Concrete by Thomas Bernhard

 

 

 

 

 

 

 

 

 

 

 

 

 

 

 

 

 

 

 

 

Concrete by Thomas Bernhard

Austrian fiction

Original title – Beton

Translator –  David McLintock

Source – personal copy

It is German lit month and it wouldn’t be right for me not to review a Bernhard I have reviewed six works by him on the time on the blog and hosted a Bernhard reading month. I was pleased when Faber brought some new editions out last year and this year as I had still a few I need to get by him and to read. It has been thirty years since he passed away hence the five reissue from Faber of Concrete, Extinction, woodcutters, The losers and Wittgenstein’s nephew I have linked to the ones I have reviewed by him.So here is the first of their two from Faber I hadn’t read I hope to get to the other Faber nook Extinction before the month runs out but let’s see how I get on.

Everybody suffers, my dear little brother, but you despise life, That’s your misfortune, That;s why you’re ill, that’s why you’re dying. And you soon will die if you don’t change, she said. I could hear it clearly now, more clearly than when the words were uttered in that cold, unfeeling manner of her. My sister the clairvoyant- absurd! she’s probably right though, that it would be a good thing to get away from Peiskam for a while but I’ve no guarntee of being able to start my work anywhere else, let alon get on with it.

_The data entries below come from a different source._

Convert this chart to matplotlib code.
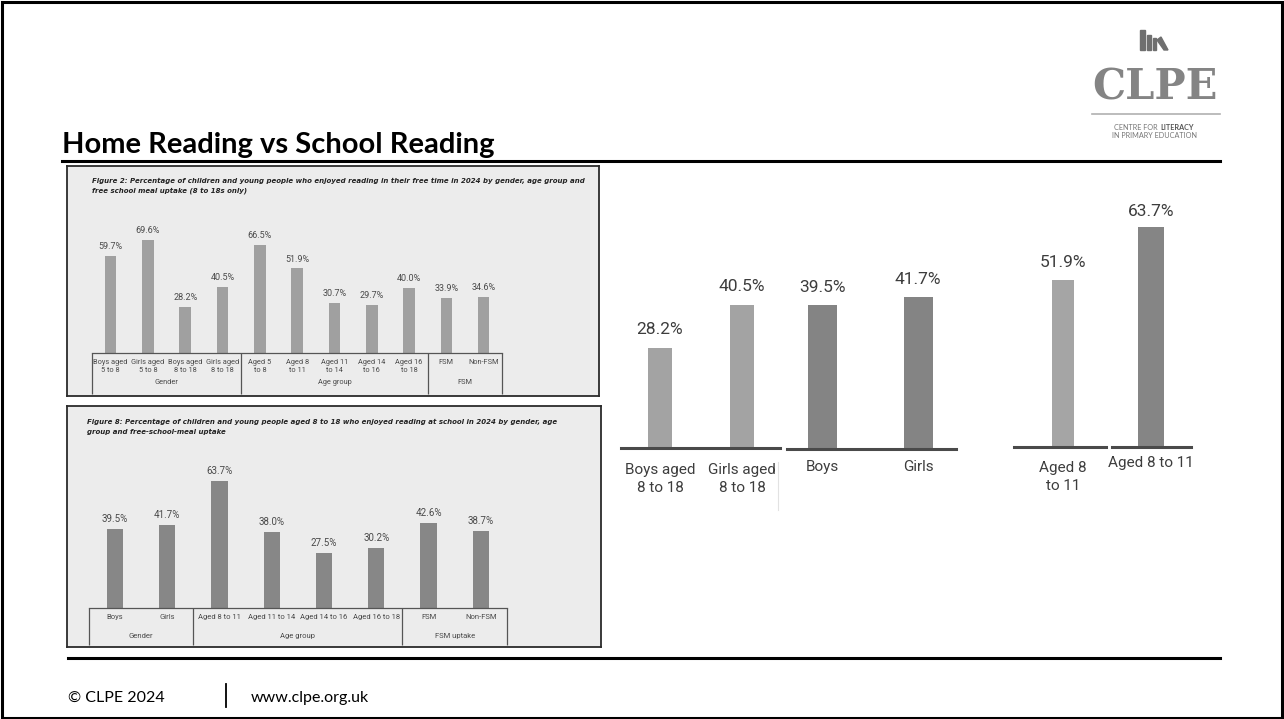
import matplotlib.pyplot as plt
from matplotlib.patches import Rectangle, Polygon
from matplotlib.lines import Line2D

W, H = 1284, 719

# Figure 2: enjoyed reading in free time (8 to 18s only)
home_labels = ["Boys aged\n5 to 8", "Girls aged\n5 to 8", "Boys aged\n8 to 18", "Girls aged\n8 to 18",
               "Aged 5\nto 8", "Aged 8\nto 11", "Aged 11\nto 14", "Aged 14\nto 16", "Aged 16\nto 18",
               "FSM", "Non-FSM"]
home_values = [59.7, 69.6, 28.2, 40.5, 66.5, 51.9, 30.7, 29.7, 40.0, 33.9, 34.6]
home_groups = ["Gender", "Age group", "FSM"]
home_group_sizes = [4, 5, 2]

# Figure 8: enjoyed reading at school
school_labels = ["Boys", "Girls", "Aged 8 to 11", "Aged 11 to 14", "Aged 14 to 16", "Aged 16 to 18",
                 "FSM", "Non-FSM"]
school_values = [39.5, 41.7, 63.7, 38.0, 27.5, 30.2, 42.6, 38.7]
school_groups = ["Gender", "Age group", "FSM uptake"]
school_group_sizes = [2, 4, 2]

# home vs school, picked out side by side
compare_labels = [["Boys aged\n8 to 18", "Girls aged\n8 to 18"], ["Boys", "Girls"],
                  ["Aged 8\nto 11"], ["Aged 8 to 11"]]
compare_values = [[28.2, 40.5], [39.5, 41.7], [51.9], [63.7]]

TXT = "#3d3d3d"


def px(x0, y0, x1, y1):
    # pixel box (top-left origin) -> figure fraction rect
    return [x0 / W, 1 - y1 / H, (x1 - x0) / W, (y1 - y0) / H]


def prect(x0, y0, x1, y1, **kw):
    fig.add_artist(Rectangle((x0 / W, 1 - y1 / H), (x1 - x0) / W, (y1 - y0) / H,
                             transform=fig.transFigure, **kw))


def pline(xs, ys, **kw):
    fig.add_artist(Line2D([x / W for x in xs], [1 - y / H for y in ys],
                          transform=fig.transFigure, **kw))


fig = plt.figure(figsize=(W / 100, H / 100), dpi=100)
fig.patch.set_facecolor("white")


def report_panel(box, title, title_xy, span, baseline, k, values, labels, groups, sizes,
                 color, bar_w, fs_val, fs_lab, row_y, group_y):
    x0, y0, x1, y1 = box
    bg = fig.add_axes(px(x0, y0, x1, y1))
    bg.set_facecolor("#ececec")
    bg.set_xticks([])
    bg.set_yticks([])
    for s in bg.spines.values():
        s.set_color("#2b2b2b")
        s.set_linewidth(1.3)
    fig.text(title_xy[0] / W, 1 - title_xy[1] / H, title, fontsize=5.0, family="DejaVu Sans",
             weight="bold", style="italic", color="#222", va="top", linespacing=1.65)

    n = len(values)
    ymax = 80
    ax = fig.add_axes(px(span[0], baseline - ymax * k, span[1], baseline))
    ax.patch.set_alpha(0)
    ax.set_xlim(-0.5, n - 0.5)
    ax.set_ylim(0, ymax)
    ax.axis("off")
    ax.bar(range(n), values, width=bar_w, color=color)
    for i, v in enumerate(values):
        ax.annotate(f"{v:.1f}%", (i, v), xytext=(0, 3.5), textcoords="offset points",
                    ha="center", va="bottom", fontsize=fs_val, family="Roboto", color="#4a4a4a")

    # category table under the bars
    tb = fig.add_axes(px(span[0], baseline, span[1], y1))
    tb.patch.set_alpha(0)
    tb.set_xlim(-0.5, n - 0.5)
    tb.set_ylim(y1, baseline)
    tb.axis("off")
    tb.plot([-0.5, n - 0.5], [baseline, baseline], color="#555", lw=0.9, clip_on=False)
    edges = [-0.5]
    for s in sizes:
        edges.append(edges[-1] + s)
    tb.vlines(edges, baseline, y1 - 2, color="#555", lw=0.9, clip_on=False)
    for i, lab in enumerate(labels):
        tb.text(i, row_y, lab, ha="center", va="top", fontsize=fs_lab, family="Roboto",
                color="#4a4a4a", linespacing=1.35)
    for g, a, b in zip(groups, edges[:-1], edges[1:]):
        tb.text((a + b) / 2, group_y, g, ha="center", va="center", fontsize=fs_lab,
                family="Roboto", color="#4a4a4a")


report_panel((67, 166, 599, 396),
             "Figure 2: Percentage of children and young people who enjoyed reading in their free time "
             "in 2024 by gender, age group and\nfree school meal uptake (8 to 18s only)",
             (92, 178), (92, 502.3), 353, 1.63, home_values, home_labels, home_groups,
             home_group_sizes, "#a0a0a0", 0.31, 6.5, 5.3, 358.5, 383)

report_panel((67, 406, 601, 647),
             "Figure 8: Percentage of children and young people aged 8 to 18 who enjoyed reading at "
             "school in 2024 by gender, age\ngroup and free-school-meal uptake",
             (87, 419), (88.9, 506.9), 608, 2.0, school_values, school_labels, school_groups,
             school_group_sizes, "#878787", 0.31, 7.0, 5.5, 614, 636)

# right-hand comparison: each pair on its own baseline
base_lines = [(621, 780, 448), (787, 956, 449), (1014, 1106, 447), (1112, 1191, 447)]
bar_centres = [[660, 742], [822.5, 918], [1063], [1151]]
bar_widths = [24, 29, 22, 26]
px_per_pt = [3.53, 3.65, 3.22, 3.45]
pair_colors = ["#a3a3a3", "#848484", "#a5a5a5", "#858585"]
label_gap = [19, 17, 17, 16]
cat_top = [15, 11, 14, 9]

for labs, vals, (lx0, lx1, base), cx, w, k, col, gap, ct in zip(
        compare_labels, compare_values, base_lines, bar_centres, bar_widths, px_per_pt,
        pair_colors, label_gap, cat_top):
    top = 72
    ax = fig.add_axes(px(lx0, base - top * k, lx1, base))
    ax.patch.set_alpha(0)
    ax.set_xlim(lx0, lx1)
    ax.set_ylim(0, top)
    ax.axis("off")
    ax.bar(cx, vals, width=w, color=col)
    ax.axhline(0, color="#4a4a4a", lw=2.2, clip_on=False)
    for c, v, lab in zip(cx, vals, labs):
        ax.annotate(f"{v:.1f}%", (c, v), xytext=(0, gap * 0.72), textcoords="offset points",
                    ha="center", va="center", fontsize=12.5, family="Roboto", color=TXT,
                    annotation_clip=False)
        ax.annotate(lab, (c, 0), xytext=(0, -ct * 0.72), textcoords="offset points",
                    ha="center", va="top", fontsize=11, family="Roboto", color=TXT,
                    linespacing=1.4, annotation_clip=False)

# faint divider between the first two label pairs
pline([778, 778], [462, 510], color="#e2e2e2", lw=0.8)

# slide furniture
fig.text(62 / W, 1 - 153 / H, "Home Reading vs School Reading", fontsize=21, weight="bold",
         family="Lato", color="black", va="baseline")
pline([62, 1220], [161, 161], color="black", lw=2.2)
pline([68, 1220], [658, 658], color="black", lw=2.2)
fig.text(68 / W, 1 - 698 / H, "\u00a9 CLPE 2024", fontsize=11.5, family="Lato", va="center")
pline([226, 226], [684, 707], color="black", lw=1.3)
fig.text(251 / W, 1 - 698 / H, "www.clpe.org.uk", fontsize=11.5, family="Lato", va="center")
prect(2, 1.5, 1282, 717.5, fill=False, edgecolor="black", lw=2.2)

# CLPE logo
logo = "#6f6f6f"
prect(1140, 30, 1145, 50, color=logo)
prect(1147, 35, 1151, 50, color=logo)
prect(1153, 38, 1156, 50, color=logo)
fig.add_artist(Polygon([((1157) / W, 1 - 40 / H), (1161 / W, 1 - 37 / H),
                        (1168 / W, 1 - 50 / H), (1164 / W, 1 - 50 / H)],
                       transform=fig.transFigure, color=logo))
fig.text(1155 / W, 1 - 100 / H, "CLPE", fontsize=30, family="DejaVu Serif", weight="bold",
         color="#848484", ha="center", va="baseline")
pline([1092, 1220], [114, 114], color="#b0b0b0", lw=1.2)
fig.text(1160 / W, 1 - 127 / H, "CENTRE FOR ", fontsize=5.2, family="Lato", color="#777",
         ha="right", va="center")
fig.text(1160 / W, 1 - 127 / H, "LITERACY", fontsize=5.2, family="Lato", color="#555",
         weight="bold", ha="left", va="center")
fig.text(1154 / W, 1 - 136 / H, "IN PRIMARY EDUCATION", fontsize=5.2, family="Lato",
         color="#777", ha="center", va="center")

fig.savefig("out.png", dpi=100)
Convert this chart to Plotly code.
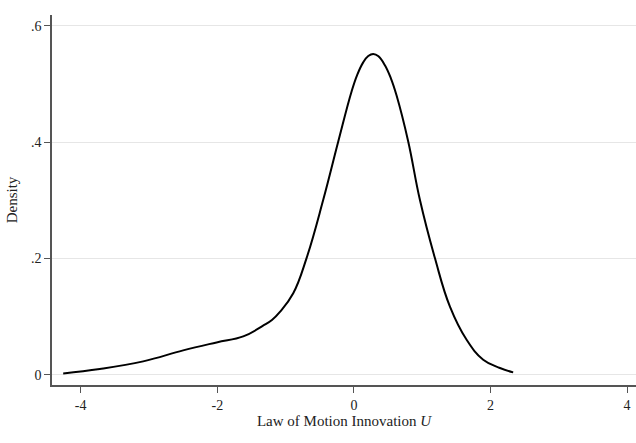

His sister points out some things to Rudolf about himself.

As ever we have Rudolf our narrator at the heart of the Bernhard book as he is suffering for his art he is a writer about classical music but has had a bad bout of writer’s block. We also have another piece of Bernhard writing that is Music he has a man that is set on writing a piece about the composer he is working on a piece around Mendelssohn Bartholdy has taken him a ten ear to get the perfect tart to this work. Then he has a sister that he has let into his private world in the house he has inherited from his parents this is another mirroring of Bernhard’s own life in the book. Rudolf lives in the outreaches of Austria this is the same Area the Bernhard himself lived on his farm .near there on Ohlsdorf in Upper Austria. Rudolf’s sister was successful and a person that was at the heart of Viennese society this is, of course, a prime candidate for what is a Bernhard Alter ego to hate.  Rudolf also recounts when he takes a holiday to try and get this book finished the year earlier when he went to the same place in Mallorca and met a young widow whose husband had recently died but a year later he discovers she took her life. This reflects Bernhard’s own life that was full of losing those close to you.

As a result of the prednisolone my resistance is virtualy nil. When once I’ve caughta cold it takes me weeks to throw it off. And so there’s nothing I dread so much as catching a cold. Even a slight draught is enough to make me take to my bed for weeks, and so at Peiskam I live most of the time in fear of catching cold. This fear almost verges on madness and is probably one of the reasons why I find it so hard to begin any protracted intellectual work

Bernhard himself suffered himself with a lung condition so one imagines this fear is his own fear infact it was what eventually leasd to his death.

 

Well, this is yet another Bernhard book that is full of his bile for his homeland and the upper echelons of it especially those like Rudolf’s sister that get into those her parts of Viennese society. There are even echos to other books mention of knowing Wittgenstein’s nephew at one part which is, of course, another Bernhard book. Music in the loser has a failed musician here it is a failed musicologist. All these characters are a reflection of Bernhard himself now with Handke winning the Nobel we could turn and say if Bernhard hadn’t had such bad Health would he had been the winner imagine the bile of him winning the Nobel I loved his prize-winning speeches book my prizes. So another German lit month and I am now at book seven from Thomas Bernhard I have three more on my shelves and a couple I could buy so I think I could be doing him for a couple more German lit months in fact maybe even another Thomas Bernhard week?